[Data entries]
━━━━━━━━━━━━━━━━━━━━━━━━━━━━━━

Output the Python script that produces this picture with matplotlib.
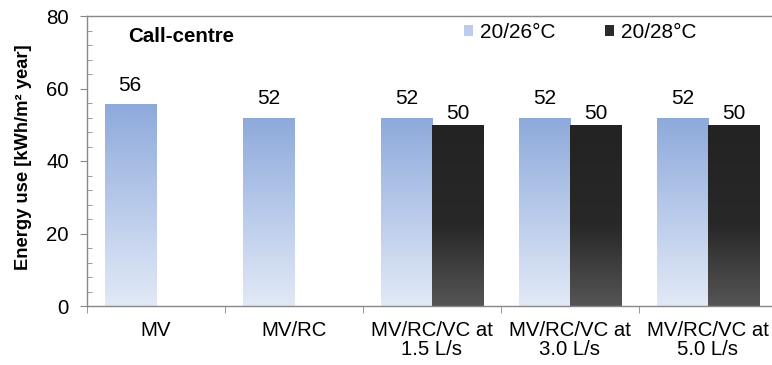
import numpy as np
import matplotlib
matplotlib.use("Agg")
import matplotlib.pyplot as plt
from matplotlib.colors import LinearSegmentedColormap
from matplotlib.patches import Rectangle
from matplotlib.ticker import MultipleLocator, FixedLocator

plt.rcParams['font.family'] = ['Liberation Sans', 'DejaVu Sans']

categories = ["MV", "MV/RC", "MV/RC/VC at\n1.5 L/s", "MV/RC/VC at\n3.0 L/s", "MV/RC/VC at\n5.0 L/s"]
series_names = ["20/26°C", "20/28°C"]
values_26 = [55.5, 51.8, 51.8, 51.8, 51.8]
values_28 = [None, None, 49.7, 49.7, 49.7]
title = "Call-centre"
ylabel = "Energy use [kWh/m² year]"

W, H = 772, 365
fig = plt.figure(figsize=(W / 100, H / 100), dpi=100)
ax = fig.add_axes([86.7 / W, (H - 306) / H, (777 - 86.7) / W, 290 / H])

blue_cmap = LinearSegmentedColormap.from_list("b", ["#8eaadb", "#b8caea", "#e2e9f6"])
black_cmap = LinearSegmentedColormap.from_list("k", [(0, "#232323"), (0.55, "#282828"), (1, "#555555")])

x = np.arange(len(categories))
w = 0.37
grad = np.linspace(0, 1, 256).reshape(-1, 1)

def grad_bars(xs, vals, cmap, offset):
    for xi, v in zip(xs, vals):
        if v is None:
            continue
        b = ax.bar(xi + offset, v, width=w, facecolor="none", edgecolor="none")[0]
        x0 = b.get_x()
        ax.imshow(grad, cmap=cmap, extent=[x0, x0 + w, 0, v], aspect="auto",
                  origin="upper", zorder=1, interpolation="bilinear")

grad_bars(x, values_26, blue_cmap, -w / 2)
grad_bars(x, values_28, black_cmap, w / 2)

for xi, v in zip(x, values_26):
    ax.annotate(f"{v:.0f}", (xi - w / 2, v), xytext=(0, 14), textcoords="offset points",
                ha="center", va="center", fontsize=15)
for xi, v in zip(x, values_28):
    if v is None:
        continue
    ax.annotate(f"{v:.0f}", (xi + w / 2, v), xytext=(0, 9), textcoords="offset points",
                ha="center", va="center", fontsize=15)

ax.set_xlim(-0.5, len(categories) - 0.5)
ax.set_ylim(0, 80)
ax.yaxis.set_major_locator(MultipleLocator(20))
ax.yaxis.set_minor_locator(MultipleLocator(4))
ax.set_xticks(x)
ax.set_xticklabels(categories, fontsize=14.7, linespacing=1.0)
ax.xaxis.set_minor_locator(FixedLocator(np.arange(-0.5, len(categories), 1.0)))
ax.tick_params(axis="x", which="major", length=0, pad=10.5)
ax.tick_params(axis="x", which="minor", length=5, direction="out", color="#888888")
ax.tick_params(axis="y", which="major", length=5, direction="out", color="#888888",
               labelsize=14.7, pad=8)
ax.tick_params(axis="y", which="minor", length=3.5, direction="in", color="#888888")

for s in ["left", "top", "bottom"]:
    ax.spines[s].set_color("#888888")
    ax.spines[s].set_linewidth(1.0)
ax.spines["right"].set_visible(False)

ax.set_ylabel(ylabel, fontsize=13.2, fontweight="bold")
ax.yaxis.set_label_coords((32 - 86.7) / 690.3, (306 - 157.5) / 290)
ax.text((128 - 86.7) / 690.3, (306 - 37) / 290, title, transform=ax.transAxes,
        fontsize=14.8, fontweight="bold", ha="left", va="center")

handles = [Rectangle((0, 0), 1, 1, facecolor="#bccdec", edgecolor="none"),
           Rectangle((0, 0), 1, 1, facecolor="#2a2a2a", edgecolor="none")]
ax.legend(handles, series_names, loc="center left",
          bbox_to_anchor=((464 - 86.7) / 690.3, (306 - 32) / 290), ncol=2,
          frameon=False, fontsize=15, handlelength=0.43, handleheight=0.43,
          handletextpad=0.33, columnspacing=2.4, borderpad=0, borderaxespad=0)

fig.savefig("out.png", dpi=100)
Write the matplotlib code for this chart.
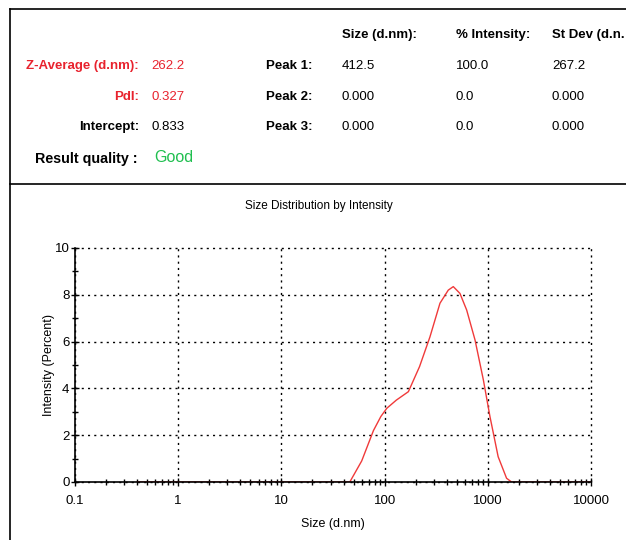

━━━━━━━━━━━━━━━━━━━━━━━━━━━━━━

**Written exercise:** Restate the data above exactly, stripping out each image.

**Full response:**
Output the Python script that produces this picture with matplotlib.
import numpy as np
import matplotlib
matplotlib.use("Agg")
import matplotlib.pyplot as plt
from matplotlib.colors import LinearSegmentedColormap
from matplotlib.patches import Rectangle
from matplotlib.ticker import MultipleLocator, FixedLocator

plt.rcParams['font.family'] = ['Liberation Sans', 'DejaVu Sans']

categories = ["MV", "MV/RC", "MV/RC/VC at\n1.5 L/s", "MV/RC/VC at\n3.0 L/s", "MV/RC/VC at\n5.0 L/s"]
series_names = ["20/26°C", "20/28°C"]
values_26 = [55.5, 51.8, 51.8, 51.8, 51.8]
values_28 = [None, None, 49.7, 49.7, 49.7]
title = "Call-centre"
ylabel = "Energy use [kWh/m² year]"

W, H = 772, 365
fig = plt.figure(figsize=(W / 100, H / 100), dpi=100)
ax = fig.add_axes([86.7 / W, (H - 306) / H, (777 - 86.7) / W, 290 / H])

blue_cmap = LinearSegmentedColormap.from_list("b", ["#8eaadb", "#b8caea", "#e2e9f6"])
black_cmap = LinearSegmentedColormap.from_list("k", [(0, "#232323"), (0.55, "#282828"), (1, "#555555")])

x = np.arange(len(categories))
w = 0.37
grad = np.linspace(0, 1, 256).reshape(-1, 1)

def grad_bars(xs, vals, cmap, offset):
    for xi, v in zip(xs, vals):
        if v is None:
            continue
        b = ax.bar(xi + offset, v, width=w, facecolor="none", edgecolor="none")[0]
        x0 = b.get_x()
        ax.imshow(grad, cmap=cmap, extent=[x0, x0 + w, 0, v], aspect="auto",
                  origin="upper", zorder=1, interpolation="bilinear")

grad_bars(x, values_26, blue_cmap, -w / 2)
grad_bars(x, values_28, black_cmap, w / 2)

for xi, v in zip(x, values_26):
    ax.annotate(f"{v:.0f}", (xi - w / 2, v), xytext=(0, 14), textcoords="offset points",
                ha="center", va="center", fontsize=15)
for xi, v in zip(x, values_28):
    if v is None:
        continue
    ax.annotate(f"{v:.0f}", (xi + w / 2, v), xytext=(0, 9), textcoords="offset points",
                ha="center", va="center", fontsize=15)

ax.set_xlim(-0.5, len(categories) - 0.5)
ax.set_ylim(0, 80)
ax.yaxis.set_major_locator(MultipleLocator(20))
ax.yaxis.set_minor_locator(MultipleLocator(4))
ax.set_xticks(x)
ax.set_xticklabels(categories, fontsize=14.7, linespacing=1.0)
ax.xaxis.set_minor_locator(FixedLocator(np.arange(-0.5, len(categories), 1.0)))
ax.tick_params(axis="x", which="major", length=0, pad=10.5)
ax.tick_params(axis="x", which="minor", length=5, direction="out", color="#888888")
ax.tick_params(axis="y", which="major", length=5, direction="out", color="#888888",
               labelsize=14.7, pad=8)
ax.tick_params(axis="y", which="minor", length=3.5, direction="in", color="#888888")

for s in ["left", "top", "bottom"]:
    ax.spines[s].set_color("#888888")
    ax.spines[s].set_linewidth(1.0)
ax.spines["right"].set_visible(False)

ax.set_ylabel(ylabel, fontsize=13.2, fontweight="bold")
ax.yaxis.set_label_coords((32 - 86.7) / 690.3, (306 - 157.5) / 290)
ax.text((128 - 86.7) / 690.3, (306 - 37) / 290, title, transform=ax.transAxes,
        fontsize=14.8, fontweight="bold", ha="left", va="center")

handles = [Rectangle((0, 0), 1, 1, facecolor="#bccdec", edgecolor="none"),
           Rectangle((0, 0), 1, 1, facecolor="#2a2a2a", edgecolor="none")]
ax.legend(handles, series_names, loc="center left",
          bbox_to_anchor=((464 - 86.7) / 690.3, (306 - 32) / 290), ncol=2,
          frameon=False, fontsize=15, handlelength=0.43, handleheight=0.43,
          handletextpad=0.33, columnspacing=2.4, borderpad=0, borderaxespad=0)

fig.savefig("out.png", dpi=100)
Write the matplotlib code for this chart.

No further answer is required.